LISTSERV 16.5 - CODE4LIB Archives

Michael Beccaria <[log in to unmask]> wrote:

> Andrew, 
> If you have MS Office, Microsoft has an OCR engine built in. I used it
> to OCR some college yearbooks at MPOW. It's not ABBYY but it works
> pretty well! It's scriptable using VBScript or your MS language of
> choice.
> 
> http://msdn.microsoft.com/en-us/library/aa167607(office.11).aspx
> Notice the "OCR" method in the document.
> 
> I can send you the scripts I have (they're short and simple) if you're
> interested in some working code.

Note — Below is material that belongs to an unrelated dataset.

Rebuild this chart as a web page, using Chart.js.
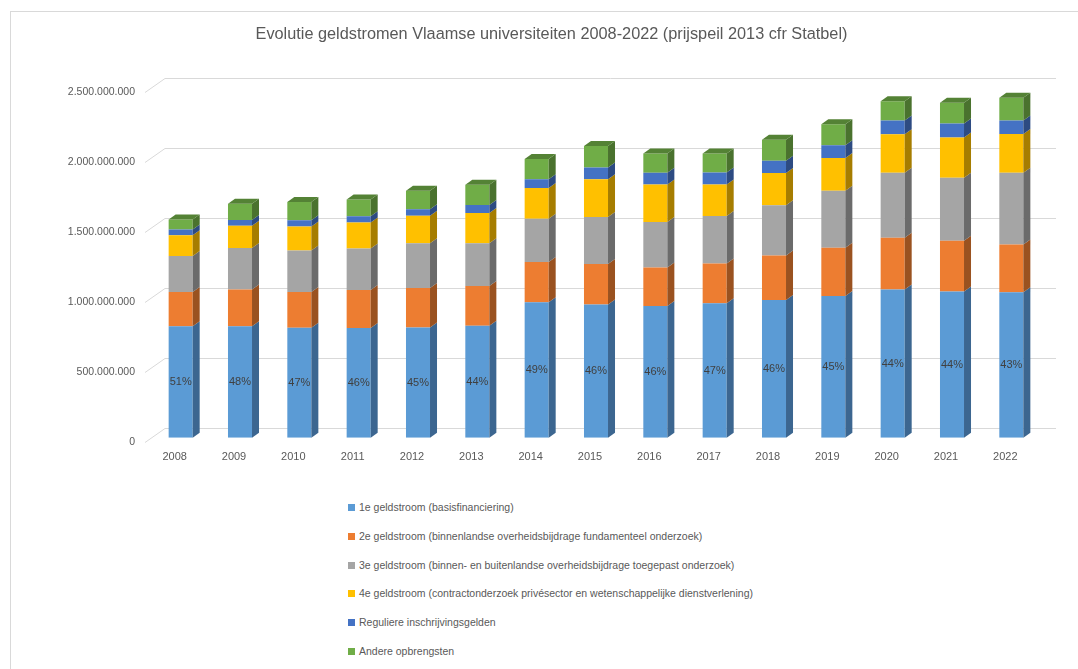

Let me know.
> Mike

Yes, I second that, it works pretty well.  UpLib uses that by default
when you install onWindows.  In fact, if you install one of the older
UpLib releases on a machine running Windows and having a recent Office,
it will create a Windows service that's a network OCR server callable
via HTTP from other machines.  Even if you don't use UpLib for anything
else, you can still use the installed OCR service, though the output
format is somewhat UpLib-specific.  Perhaps an "uplib-ocr-document"
command-line tool with hOCR output would be a good add to UpLib.  It's a
one-liner in a UNIX environment:

  cat `uplib-add-document --verbosity=0 --ocr --noupload foo.pdf  | awk '{ print $2; }'`/contents.txt | tail -n +3

My longer-term plan with UpLib is to move to OCRopus when it's out of
alpha.

Bill